We did make our goal—we currently have about $53,000 and checks continue to snail in. VDARE.COM will continue posting for the immediate future, although we will have to do some hard rethinking and reformulating. Of course, we should not be in this parlous situation and I will be writing more on this matter in the future.
I can't think of another issue like immigration, where the American people feel so overwhelming one way, but the American elites so hysterically and intolerantly the other. It is now nineteen years since I wrote my Time To Rethink Immigration? cover story for National Review, which became my 1995 book Alien Nation. I have to admit that I never thought the reasonable arguments I presented would be met with such unscrupulous and sustained savagery—or that so many putative allies would quail and flee.

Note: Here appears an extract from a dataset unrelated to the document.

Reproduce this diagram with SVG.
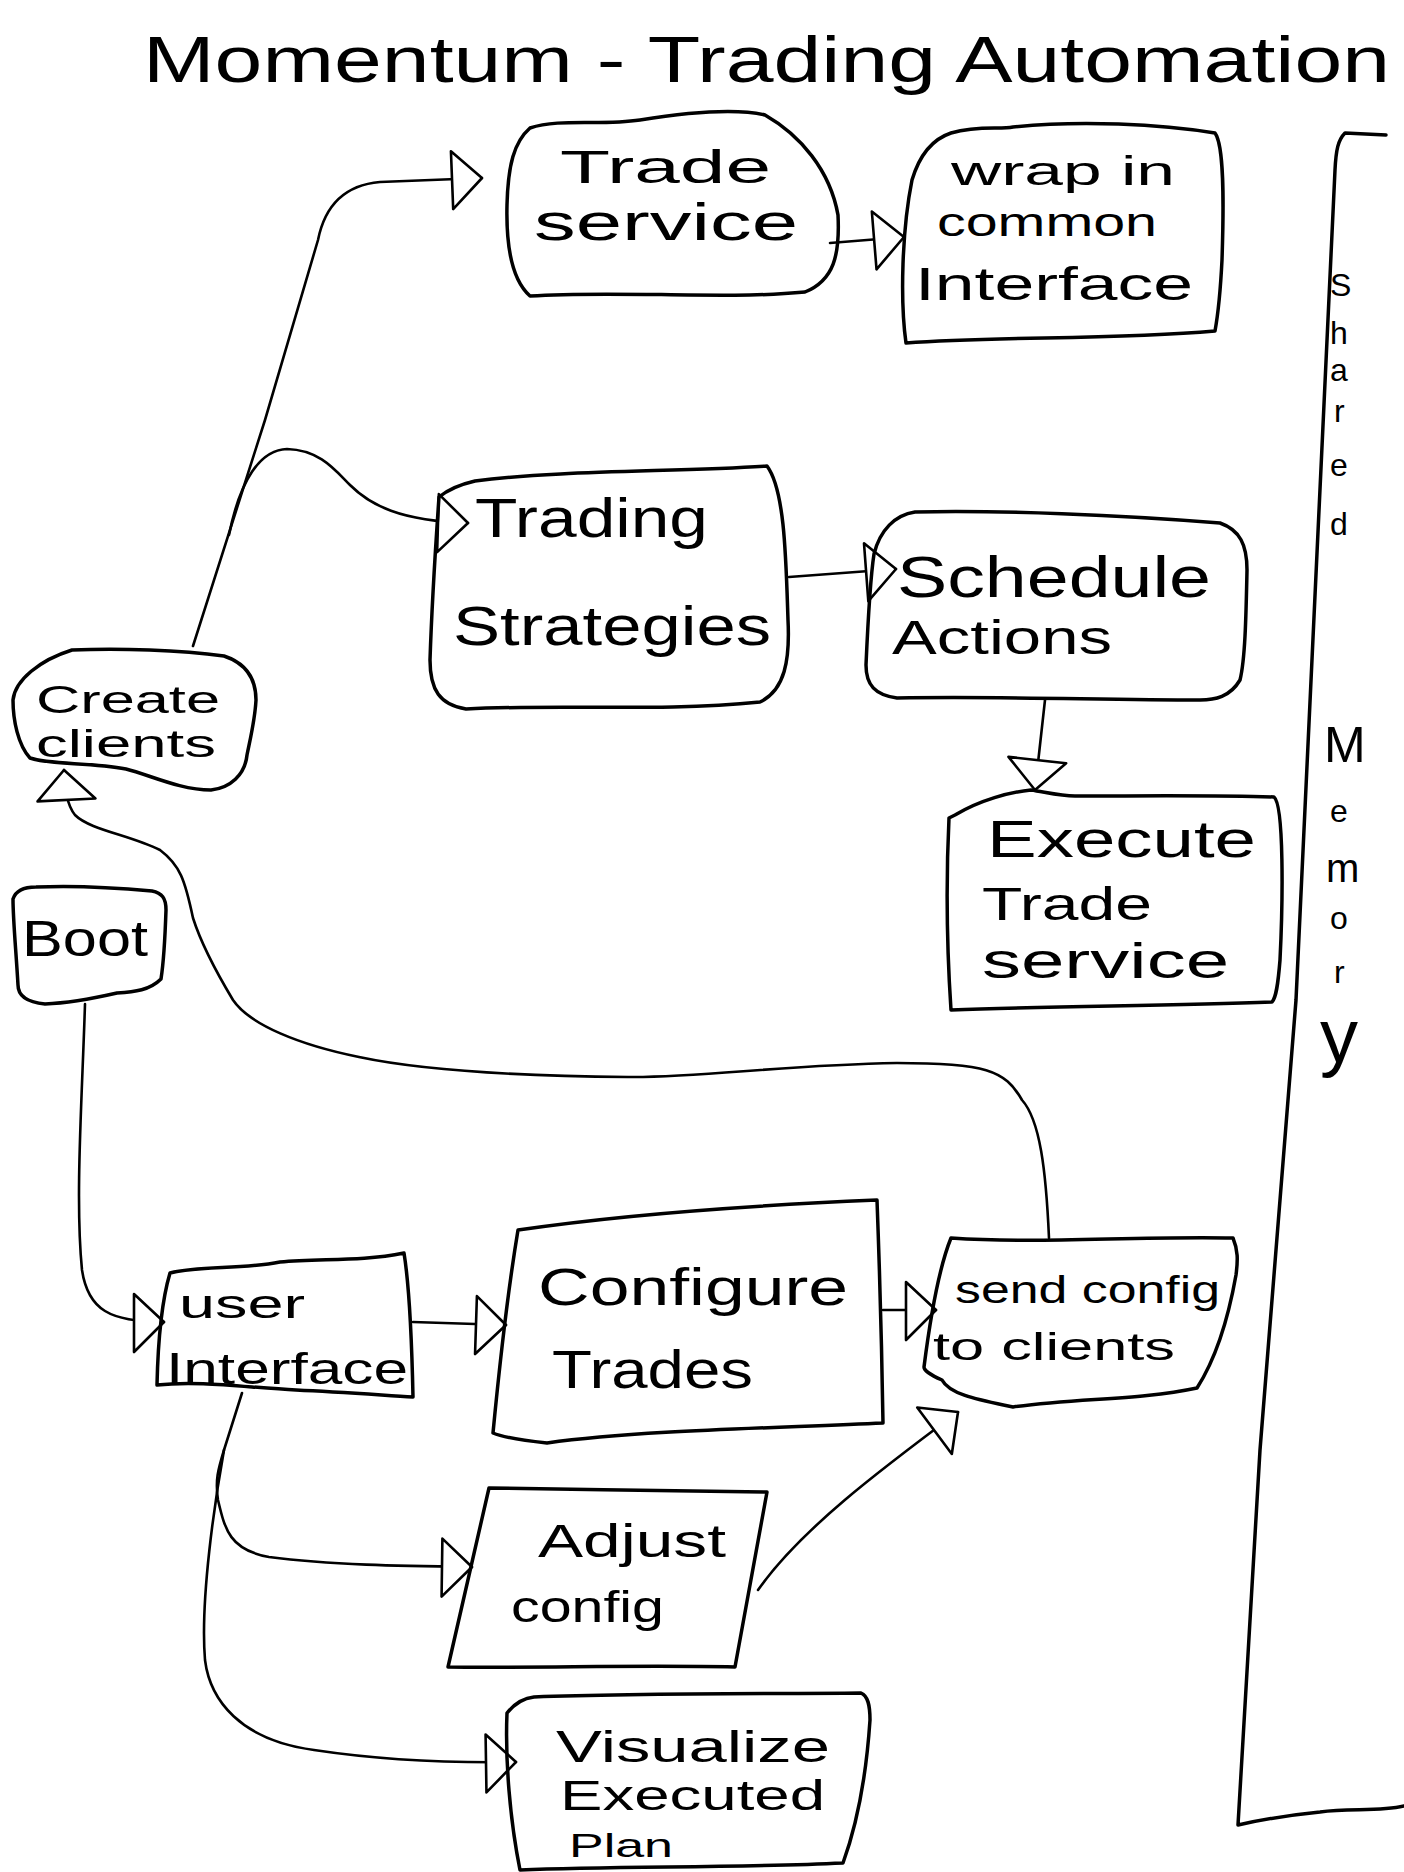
<svg xmlns="http://www.w3.org/2000/svg" width="1404" height="1872" viewBox="0 0 1404 1872">
<defs>
<style>
.bg{fill:#ffffff}
.box{fill:none;stroke:#000;stroke-width:3.5;stroke-linejoin:round;stroke-linecap:round}
.edge{fill:none;stroke:#000;stroke-width:2.6;stroke-linecap:round;stroke-linejoin:round}
.t{font-family:"Liberation Sans","DejaVu Sans",sans-serif;fill:#000}
.title{font-size:64px}
.sm{font-size:32px}
</style>
<marker id="ah" markerUnits="userSpaceOnUse" markerWidth="40" markerHeight="64" refX="32" refY="30" orient="auto">
<path d="M2,2 L32,30 L2,60 Z" fill="#fff" stroke="#000" stroke-width="2.6" stroke-linejoin="round"/>
</marker>
</defs>
<rect class="bg" x="0" y="0" width="1404" height="1872"/>

<text class="t title" x="143" y="82" textLength="1247" lengthAdjust="spacingAndGlyphs">Momentum - Trading Automation</text>

<g id="connectors">
<path class="edge" d="M193,646 L265,420 L318,240 C325,205 345,185 380,182 L482,178" marker-end="url(#ah)"/>
<path class="edge" d="M229,535 C240,480 260,450 287,449 C320,450 335,470 350,485 C370,505 400,521 468,523" marker-end="url(#ah)"/>
<path class="edge" d="M830,243 L904,237" marker-end="url(#ah)"/>
<path class="edge" d="M789,577 L896,569" marker-end="url(#ah)"/>
<path class="edge" d="M1045,700 L1035,790" marker-end="url(#ah)"/>
<path class="edge" d="M85,1004 C82,1100 75,1200 82,1270 C88,1310 110,1322 164,1322" marker-end="url(#ah)"/>
<path class="edge" d="M413,1322 L506,1325" marker-end="url(#ah)"/>
<path class="edge" d="M883,1310 L936,1310" marker-end="url(#ah)"/>
<path class="edge" d="M1049,1238 C1046,1170 1040,1120 1022,1100 C1005,1070 985,1063 897,1063 C780,1065 700,1078 628,1077 C520,1076 420,1070 359,1057 C300,1045 250,1025 233,1000 C215,970 200,940 193,918 C185,880 180,865 160,850 C130,835 90,830 75,815 C67,805 65,790 64,770" marker-end="url(#ah)"/>
<path class="edge" d="M242,1393 L224,1450 C218,1470 215,1480 218,1500 C225,1530 230,1550 269,1557 C330,1565 400,1566 472,1567" marker-end="url(#ah)"/>
<path class="edge" d="M224,1450 C215,1500 200,1600 205,1660 C210,1700 240,1740 314,1750 C380,1760 450,1763 516,1762" marker-end="url(#ah)"/>
<path class="edge" d="M758,1590 C800,1530 880,1470 958,1412" marker-end="url(#ah)"/>
</g>

<g id="trade-service">
<path class="box" d="M530,128 C560,118 600,126 640,120 C690,112 735,108 765,115 C800,135 830,170 838,215 C840,255 834,280 805,292 C720,300 620,290 530,296 C512,280 506,245 507,205 C508,165 514,142 530,128 Z"/>
<text class="t" x="560" y="183" font-size="46" textLength="211" lengthAdjust="spacingAndGlyphs">Trade</text>
<text class="t" x="534" y="240" font-size="52" textLength="264" lengthAdjust="spacingAndGlyphs">service</text>
</g>

<g id="wrap-interface">
<path class="box" d="M951,133 C980,125 1000,130 1013,127 C1080,120 1160,124 1215,133 C1224,145 1224,200 1222,260 C1220,300 1217,320 1215,331 C1110,340 1000,336 906,343 C900,300 902,230 912,180 C918,160 930,140 951,133 Z"/>
<text class="t" x="951" y="185" font-size="40" textLength="224" lengthAdjust="spacingAndGlyphs">wrap in</text>
<text class="t" x="937" y="236" font-size="40" textLength="220" lengthAdjust="spacingAndGlyphs">common</text>
<text class="t" x="915" y="300" font-size="46" textLength="278" lengthAdjust="spacingAndGlyphs">Interface</text>
</g>

<g id="trading-strategies">
<path class="box" d="M475,481 C560,470 680,472 767,466 C785,490 786,560 788,620 C790,660 785,690 760,702 C660,712 560,704 466,709 C440,705 430,690 430,660 C432,600 436,540 439,497 C450,488 462,484 475,481 Z"/>
<text class="t" x="475" y="537" font-size="56" textLength="233" lengthAdjust="spacingAndGlyphs">Trading</text>
<text class="t" x="453" y="645" font-size="56" textLength="318" lengthAdjust="spacingAndGlyphs">Strategies</text>
</g>

<g id="schedule-actions">
<path class="box" d="M915,512 C1000,510 1120,515 1220,523 C1240,530 1247,545 1247,570 C1246,620 1245,660 1240,680 C1230,697 1215,700 1200,700 C1100,700 1000,696 897,698 C875,695 866,685 866,665 C868,620 870,580 874,554 C880,530 895,515 915,512 Z"/>
<text class="t" x="897" y="597" font-size="58" textLength="314" lengthAdjust="spacingAndGlyphs">Schedule</text>
<text class="t" x="892" y="654" font-size="48" textLength="220" lengthAdjust="spacingAndGlyphs">Actions</text>
</g>

<g id="execute-trade-service">
<path class="box" d="M955,815 C980,800 1010,792 1031,790 C1045,792 1060,796 1075,796 C1140,796 1220,795 1274,797 C1284,805 1283,900 1280,960 C1278,985 1276,998 1272,1002 C1160,1006 1050,1006 951,1010 C947,950 946,880 949,818 Z"/>
<text class="t" x="987" y="857" font-size="52" textLength="269" lengthAdjust="spacingAndGlyphs">Execute</text>
<text class="t" x="982" y="920" font-size="46" textLength="170" lengthAdjust="spacingAndGlyphs">Trade</text>
<text class="t" x="982" y="978" font-size="50" textLength="247" lengthAdjust="spacingAndGlyphs">service</text>
</g>

<g id="create-clients">
<path class="box" d="M72,650 C120,648 180,650 224,656 C248,664 256,680 256,700 C255,720 250,740 247,755 C245,775 230,788 211,790 C180,790 150,775 126,769 C90,762 50,765 30,758 C18,745 13,720 13,700 C15,680 40,660 72,650 Z"/>
<text class="t" x="36" y="713" font-size="38" textLength="184" lengthAdjust="spacingAndGlyphs">Create</text>
<text class="t" x="36" y="757" font-size="38" textLength="180" lengthAdjust="spacingAndGlyphs">clients</text>
</g>

<g id="boot">
<path class="box" d="M36,887 C80,885 120,888 152,891 C162,893 166,898 166,910 C165,940 164,960 161,979 C150,990 135,992 117,993 C95,998 70,1003 45,1004 C25,1002 18,995 18,985 C16,950 13,920 13,899 C16,890 26,887 36,887 Z"/>
<text class="t" x="22" y="956" font-size="50" textLength="126" lengthAdjust="spacingAndGlyphs">Boot</text>
</g>

<g id="shared-memory">
<path class="box" d="M1386,135 L1345,133 C1338,140 1336,150 1335,170 L1296,1000 L1260,1450 L1238,1825 C1260,1820 1290,1815 1320,1812 C1350,1808 1380,1812 1404,1806"/>
<text class="t sm" x="1330" y="296">S</text>
<text class="t sm" x="1330" y="344">h</text>
<text class="t sm" x="1330" y="381">a</text>
<text class="t sm" x="1334" y="422">r</text>
<text class="t sm" x="1330" y="476">e</text>
<text class="t sm" x="1330" y="535">d</text>
<text class="t" x="1324" y="762" font-size="50">M</text>
<text class="t sm" x="1330" y="822">e</text>
<text class="t" x="1326" y="882" font-size="40">m</text>
<text class="t sm" x="1330" y="929">o</text>
<text class="t sm" x="1334" y="983">r</text>
<text class="t" x="1320" y="1062" font-size="76">y</text>
</g>

<g id="user-interface">
<path class="box" d="M170,1273 C200,1265 240,1270 280,1262 C320,1258 360,1262 404,1253 C410,1290 412,1350 413,1397 C380,1395 340,1392 296,1390 C250,1388 200,1380 157,1385 C158,1340 162,1300 170,1273 Z"/>
<text class="t" x="179" y="1318" font-size="40" textLength="126" lengthAdjust="spacingAndGlyphs">user</text>
<text class="t" x="166" y="1384" font-size="44" textLength="242" lengthAdjust="spacingAndGlyphs">Interface</text>
</g>

<g id="configure-trades">
<path class="box" d="M518,1230 C620,1215 760,1205 877,1200 C880,1280 882,1360 883,1423 C780,1428 640,1430 547,1443 C520,1440 500,1436 493,1433 C500,1360 508,1290 518,1230 Z"/>
<text class="t" x="538" y="1305" font-size="52" textLength="310" lengthAdjust="spacingAndGlyphs">Configure</text>
<text class="t" x="552" y="1388" font-size="54" textLength="201" lengthAdjust="spacingAndGlyphs">Trades</text>
</g>

<g id="send-config">
<path class="box" d="M951,1238 C1040,1244 1130,1236 1233,1238 C1238,1250 1238,1260 1236,1275 C1228,1320 1215,1360 1197,1388 C1140,1400 1080,1398 1013,1407 C980,1400 950,1395 942,1380 C930,1375 924,1370 924,1367 C930,1320 938,1270 951,1238 Z"/>
<text class="t" x="955" y="1303" font-size="38" textLength="265" lengthAdjust="spacingAndGlyphs">send config</text>
<text class="t" x="933" y="1360" font-size="38" textLength="242" lengthAdjust="spacingAndGlyphs">to clients</text>
</g>

<g id="adjust-config">
<path class="box" d="M489,1488 C580,1490 680,1490 767,1492 L735,1667 C640,1665 540,1668 448,1667 Z"/>
<text class="t" x="538" y="1557" font-size="46" textLength="188" lengthAdjust="spacingAndGlyphs">Adjust</text>
<text class="t" x="511" y="1622" font-size="44" textLength="153" lengthAdjust="spacingAndGlyphs">config</text>
</g>

<g id="visualize-plan">
<path class="box" d="M534,1697 C640,1693 760,1694 861,1693 C868,1696 870,1705 870,1720 C866,1780 855,1830 843,1863 C740,1868 620,1866 520,1870 C510,1820 505,1760 507,1713 C515,1703 525,1698 534,1697 Z"/>
<text class="t" x="556" y="1762" font-size="44" textLength="274" lengthAdjust="spacingAndGlyphs">Visualize</text>
<text class="t" x="560" y="1810" font-size="42" textLength="265" lengthAdjust="spacingAndGlyphs">Executed</text>
<text class="t" x="569" y="1857" font-size="34" textLength="104" lengthAdjust="spacingAndGlyphs">Plan</text>
</g>
</svg>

I still believe that the historic American nation will regain control of its destiny. But I find myself remembering the last words of the harbinger of an earlier great convulsive national struggle: "I, John Brown, am now quite certain that the crimes of this guilty land will never be purged away but with Blood. I had, as I now think, vainly flattered myself that without very much bloodshed it might be done."
I don't think America's post-1965 immigration disaster will end in violence (although of course there is constant under-reported violence on the Mexican border and elsewhere). But I do now believe that achieving patriotic immigration reform will leave American politics and culture transformed much more radically, and painfully, than anyone now imagines.